The GPU and Cloud Demand Picture
GPU deployment in India is accelerating faster than most global observers anticipated. The IndiaAI Mission has allocated 34,000 GPUs for domestic AI development. Cloud providers are interoperating with this government-backed compute pool while simultaneously expanding their own GPU cluster capacity within India-based regions. Reliance Jio, in partnership with Nvidia, is deploying GH200 Grace Hopper Superchips and DGX Cloud services to establish India’s first GPU-as-a-service cloud infrastructure. Consequently, India’s GPU-capable cloud capacity is expanding from a near-standing start to a significant regional presence within a two to three year window.
Cloud-based deployment models are expected to capture roughly 50% of India’s data center market in 2026 as enterprises rapidly shift workloads to scalable environments. Large enterprises drive 60% of demand and require extensive infrastructure for AI applications across banking, telecom, and e-commerce. However, as we have shown in our analysis of India’s data center transmission problem, power transmission and grid infrastructure constrain this demand rather than capital or intent.
State-level policy, renewable energy procurement, and behind-the-meter generation are now addressing that constraint and making previously limited markets viable for hyperscale development. Additionally, our coverage of why India’s data center boom is an execution problem shows that delivery timelines, not announcement volumes, will determine how much of this capacity actually materialises.
The Cities Shaping the Next Phase
Mumbai remains the dominant market with approximately 41% of total installed capacity among India’s top seven cities. However, the next phase of growth is redistributing across a broader set of markets driven by land cost, power availability, and renewable energy access. Bengaluru shows the highest forecast growth rate at a compound annual rate of nearly 24%, supported by low renewable tariffs and multiple hyperscale projects. Chennai anchors five active submarine cable systems and is emerging as the connectivity hub for latency-sensitive workloads. Hyderabad is attracting AI-focused campus development including CtrlS’s immersion-cooled AI Mega Campus and Oracle’s dual-region infrastructure plan.
The emergence of Tier 2 markets represents a further evolution of India’s data center geography. Gujarat, powered by Reliance’s 3 gigawatt campus entering phased commissioning from 2026, is becoming a significant incremental contributor. Andhra Pradesh’s Data Centre Policy explicitly targets 200 megawatts of additional capacity with land allotment and fiscal support.
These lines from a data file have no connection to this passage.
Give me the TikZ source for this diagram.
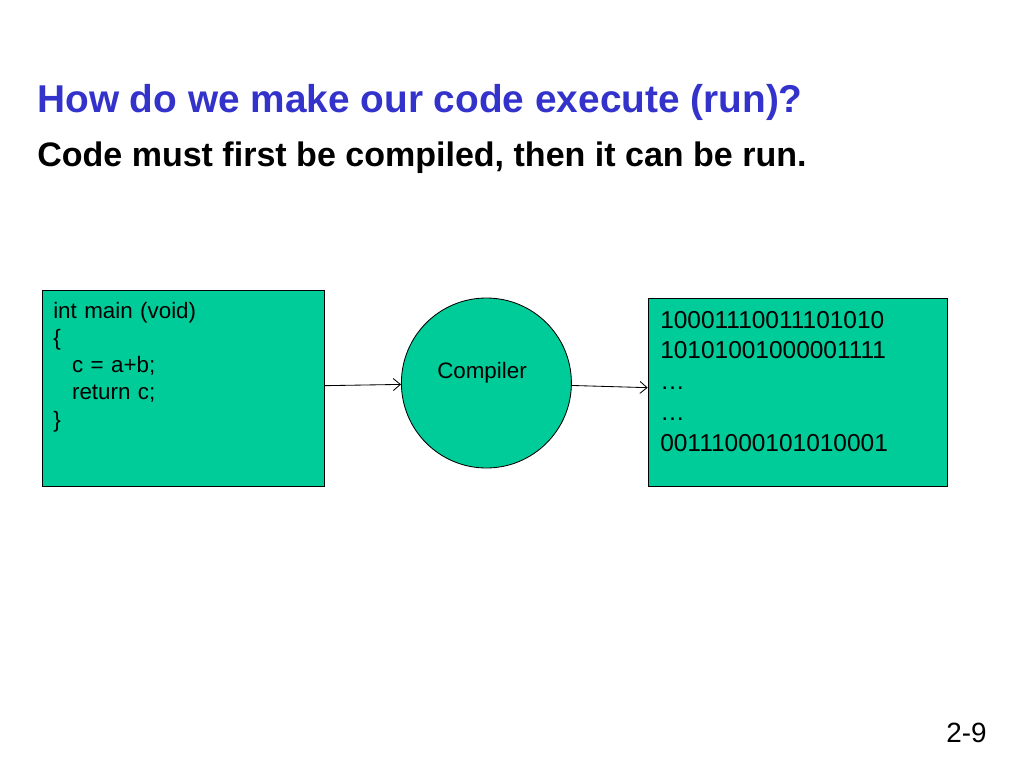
\documentclass[tikz,border=0pt]{standalone}
\usepackage{fontspec}
\setmainfont{Liberation Sans}
\usetikzlibrary{arrows.meta,positioning}
\definecolor{slideblue}{RGB}{51,51,204}
\definecolor{boxgreen}{RGB}{0,204,153}

\begin{document}
\begin{tikzpicture}
\useasboundingbox (0,0) rectangle (25.6,-19.2);
\tikzset{box/.style = {draw, fill=boxgreen, line width=.6pt, inner sep=0pt},
txt/.style = {inner sep=0pt, align=left},
edge/.style = {->, > = {Straight Barb[length=5pt,width=8.5pt]}, line width=.6pt}}
%heading and subheading
\node[txt, anchor=base west, text=slideblue, font=\fontsize{27.6}{33}\selectfont\bfseries] (title) at (.925,-2.825) {How do we make our code execute (run)?};
\node[txt, anchor=base west, font=\fontsize{24.2}{29}\selectfont\bfseries] (sub) at (.925,-4.1625) {Code must first be compiled, then it can be run.};
%source code box
\node[box, minimum width=7.05cm, minimum height=4.9cm] (src) at (4.575,-9.7) {};
\node[txt, anchor=base west, text width=6.5cm, font=\fontsize{15.9}{19.4}\selectfont] (srctext) at (1.325,-7.95) {int main (void)\\ \{\\ \hspace*{.84em}c = a+b;\\ \hspace*{.84em}return c;\\ \}};
%compiler
\node[box, circle, minimum size=4.25cm] (comp) at (12.16,-9.575) {};
\node[txt, anchor=base, font=\fontsize{15.9}{19.4}\selectfont] (comptext) at (12.05,-9.47) {Compiler};
%machine code box
\node[box, minimum width=7.475cm, minimum height=4.7cm] (bin) at (19.94,-9.8) {};
\node[txt, anchor=base west, text width=7cm, font=\fontsize{17.4}{22}\selectfont] (bintext) at (16.5,-8.2) {10001110011101010\\ 10101001000001111\\ …\\ …\\ 00111000101010001};
%arrows
\draw[edge] (src) -- (comp);
\draw[edge] (comp) -- (bin);
%slide number
\node[txt, anchor=base east, font=\fontsize{19.8}{24}\selectfont] (page) at (24.675,-18.55) {2-9};
\end{tikzpicture}
\end{document}
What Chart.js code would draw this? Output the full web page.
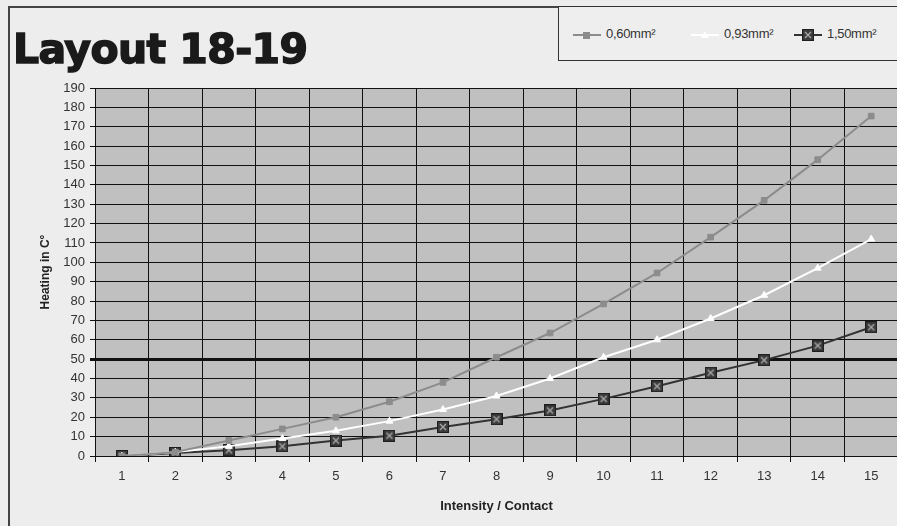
<!DOCTYPE html>
<html>
<head>
<meta charset="utf-8">
<script src="https://cdn.jsdelivr.net/npm/chart.js@4/dist/chart.umd.min.js"></script>
<style>
  html, body { margin: 0; padding: 0; width: 897px; height: 526px; overflow: hidden; background: #ededed; }
  #frame { position: absolute; left: 8px; top: 6px; width: 900px; height: 530px; border-left: 2px solid #444; border-top: 2px solid #444; }
  #wrap { position: absolute; left: 0; top: 0; width: 905px; height: 526px; }
  #title { position: absolute; left: 13px; top: 25px; font: bold 41px "DejaVu Sans", sans-serif; color: #1a1a1a; letter-spacing: -0.6px; -webkit-text-stroke: 1.5px #1a1a1a; }
  #legend { position: absolute; left: 558px; top: 6px; width: 360px; height: 55px; border: 1px solid #333; box-sizing: border-box; background: #eeeeee; }
  .item { position: absolute; top: 19px; font: 13px "Liberation Sans", Arial, sans-serif; color: #333; white-space: nowrap; letter-spacing: -0.3px; }
  .item canvas { vertical-align: middle; margin-right: 3px; }
</style>
</head>
<body>
<div id="frame"></div>
<div id="wrap"><canvas id="chart" width="905" height="526"></canvas></div>
<div id="title">Layout 18-19</div>
<div id="legend"></div>
<script>
const categories = ['1', '2', '3', '4', '5', '6', '7', '8', '9', '10', '11', '12', '13', '14', '15'];
const labels = ['0,60mm²', '0,93mm²', '1,50mm²'];
const s060 = [0, 2, 8, 14, 20, 28, 38, 51, 63.5, 78.5, 94.5, 113, 132, 153, 175.5];
const s093 = [0, 2, 5, 9, 13, 18, 24, 31, 40, 51, 60, 71, 83, 97, 112];
const s150 = [0, 1.5, 3, 5, 8, 10.5, 15, 19, 23.5, 29.5, 36, 43, 49.5, 57, 66.5];
const yTicks = { min: 0, max: 190, step: 10 };

function boxX(size) {
    const c = document.createElement('canvas');
    c.width = c.height = size;
    const g = c.getContext('2d');
    g.fillStyle = '#3c3c3c';
    g.fillRect(0, 0, size, size);
    g.strokeStyle = '#1e1e1e';
    g.strokeRect(0.5, 0.5, size - 1, size - 1);
    g.strokeStyle = '#a8a8a8';
    g.lineWidth = 1.4;
    g.beginPath();
    g.moveTo(3, 3); g.lineTo(size - 3, size - 3);
    g.moveTo(size - 3, 3); g.lineTo(3, size - 3);
    g.stroke();
    return c;
}
const markX = boxX(12);

const series = [
    { label: labels[0], data: s060, borderColor: '#8c8c8c', backgroundColor: '#8c8c8c', pointStyle: 'rect', pointRadius: 4 },
    { label: labels[1], data: s093, borderColor: '#ffffff', backgroundColor: '#ffffff', pointStyle: 'triangle', pointRadius: 4 },
    { label: labels[2], data: s150, borderColor: '#333333', backgroundColor: '#333333', pointStyle: markX, pointRadius: 6 },
];

const plotBg = {
    id: 'plotBg',
    beforeDraw(chart) {
        const { ctx, chartArea: a } = chart;
        ctx.save();
        ctx.fillStyle = '#c0c0c0';
        ctx.fillRect(a.left, a.top, a.right - a.left, a.bottom - a.top);
        ctx.restore();
    },
};

const tickFont = { family: 'Liberation Sans', size: 13 };

new Chart(document.getElementById('chart'), {
    type: 'line',
    data: {
        labels: categories,
        datasets: series.map((s) => ({ ...s, borderWidth: 2, tension: 0, pointBorderWidth: 1, pointHoverRadius: s.pointRadius })),
    },
    options: {
        responsive: false,
        animation: false,
        events: [],
        layout: { padding: { left: 0, right: 4, top: 88, bottom: 0 } },
        plugins: { legend: { display: false }, tooltip: { enabled: false } },
        scales: {
            x: {
                offset: true,
                afterFit: (s) => { s.height = 70; },
                grid: { offset: true, color: '#111', lineWidth: 1, tickLength: 6 },
                border: { color: '#111', width: 1 },
                ticks: { color: '#333', font: tickFont, padding: 7 },
                title: { display: true, text: 'Intensity / Contact', color: '#222', font: { family: 'Liberation Sans', size: 13, weight: 'bold' }, padding: { top: 0, bottom: 12 } },
            },
            y: {
                min: yTicks.min,
                max: yTicks.max,
                afterFit: (s) => { s.width = 95; },
                grid: { color: '#111', lineWidth: (c) => (c.tick && c.tick.value === 50 ? 3 : 1), tickLength: 5 },
                border: { color: '#111', width: 1 },
                ticks: { stepSize: yTicks.step, color: '#333', font: tickFont, padding: 5 },
                title: { display: true, text: 'Heating in C°', color: '#222', font: { family: 'Liberation Sans', size: 12, weight: 'bold' }, padding: { top: 38, bottom: 0 } },
            },
        },
    },
    plugins: [plotBg],
});

// legend built from the same series
const legend = document.getElementById('legend');
const itemX = [12, 130, 233];
series.forEach((s, i) => {
    const div = document.createElement('div');
    div.className = 'item';
    div.style.left = itemX[i] + 'px';
    const c = document.createElement('canvas');
    c.width = 32; c.height = 14;
    const g = c.getContext('2d');
    g.strokeStyle = s.borderColor;
    g.lineWidth = 2;
    g.beginPath(); g.moveTo(2, 7); g.lineTo(30, 7); g.stroke();
    if (s.pointStyle === 'rect') {
        g.fillStyle = s.backgroundColor; g.fillRect(12, 4, 7, 7);
    } else if (s.pointStyle === 'triangle') {
        g.fillStyle = s.backgroundColor;
        g.beginPath(); g.moveTo(16, 3); g.lineTo(20, 10); g.lineTo(12, 10); g.closePath(); g.fill();
    } else {
        g.drawImage(s.pointStyle, 10, 1);
    }
    div.appendChild(c);
    div.appendChild(document.createTextNode(s.label));
    legend.appendChild(div);
});
</script>
</body>
</html>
These markets offer the power availability, land scale, and renewable energy access that primary metros are increasingly unable to provide at commercially viable cost.
Furthermore, construction costs in India average around $6.64 per watt in Mumbai, which is 30 to 40% below comparable markets in the US and China. That structural cost advantage is durable and is one of the primary reasons global operators are treating India not just as a market to serve but as a strategic infrastructure base to build for the long term. As our analysis of how sovereign wealth funds are reshaping AI infrastructure investment showed, the patient capital backing these India bets is making multi-decade infrastructure commitments that short-cycle investors cannot match.